Up until the turn of the 20th Century, only Jewish and Muslim parents were insistent upon giving their male children circumcisions. By the mid-1900’s, nearly every parent was making the same decision. They were basing this choice on medical opinions that have since come under a lot of fire, and in the modern day the question of circumcision has come under debate again.
For those who’ve never seen this operation done or read or heard about it, understand that it is by its very nature brutal. Circumcision is the forceful removal of the foreskin of a male infants’ penis (typically – the operation can be done on adults if necessary). Such babies almost always cry and scream in fright; those who are quiet during the procedure are most likely in shock. Some even slip into a coma; and there are instances (albeit rare) where the operation is botched and the infant’s penis is lost as a consequence. Even when things go smoothly, it takes seven to ten days for the resulting wound to fully heal.
So how did such an obviously traumatic ritual become so popular in the first place? Circumcision has been, first and foremost, part of both Jewish and Muslim religious tradition (ancient rites in this regard were even more brutal than the ones we’re familiar with). In addition, there was some slight medical evidence that this operation could prevent certain complications in a man’s life. The American Academy of Pediatrics (AAP) compiled a list of the pros and cons of circumcision. Among the pros: (1) A child’s foreskin would need to be routinely cleaned otherwise, (2) There’s lesser incidence of urinary infections, (3) Some uncircumcised males experience painful intercourse. This can only be remedied by adult circumcision, which is a not more painful and complicated. (4) cancer of the penis, while rare, is higher in uncircumcised men.
Despite these points, the AAP later concluded that there was insufficient weight of medical evidence to support routine neonatal male infant circumcision. Furthermore, they concluded, babies do feel the pain (despite popular myth). The United Nations non-governmental organization, the National Organization of Circumcision Information Resource Center (NOCIRC) went even further, proclaiming that circumcision was a form of child abuse. The NOCIRC also presented an alternative ritual called Brit Shalom, Covenant of Wholeness, which has been embraced by many of the Jewish faith – as it allows them to maintain their religious convictions without resorting to this painful operation.
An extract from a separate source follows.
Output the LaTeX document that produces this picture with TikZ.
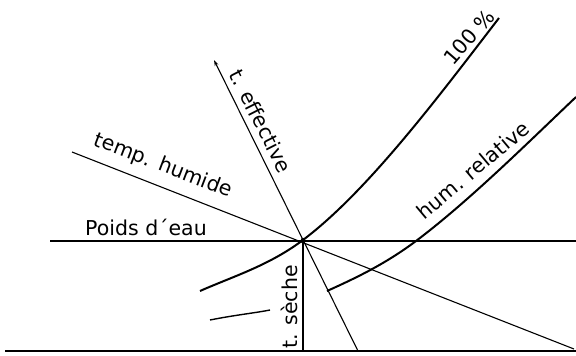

Aside from all this, the fact remains that circumcision is a painful procedure that it done without the infant’s consent. It poses future problems: when one removes penile skin, one inevitably reduces sensation in that area, as well as penis size and girth. The infant is deprived of a foreskin that protects against irritation and friction. All these things are consequences that a male will have to live with for the rest of his life – and he never had any choice in the matter to begin with.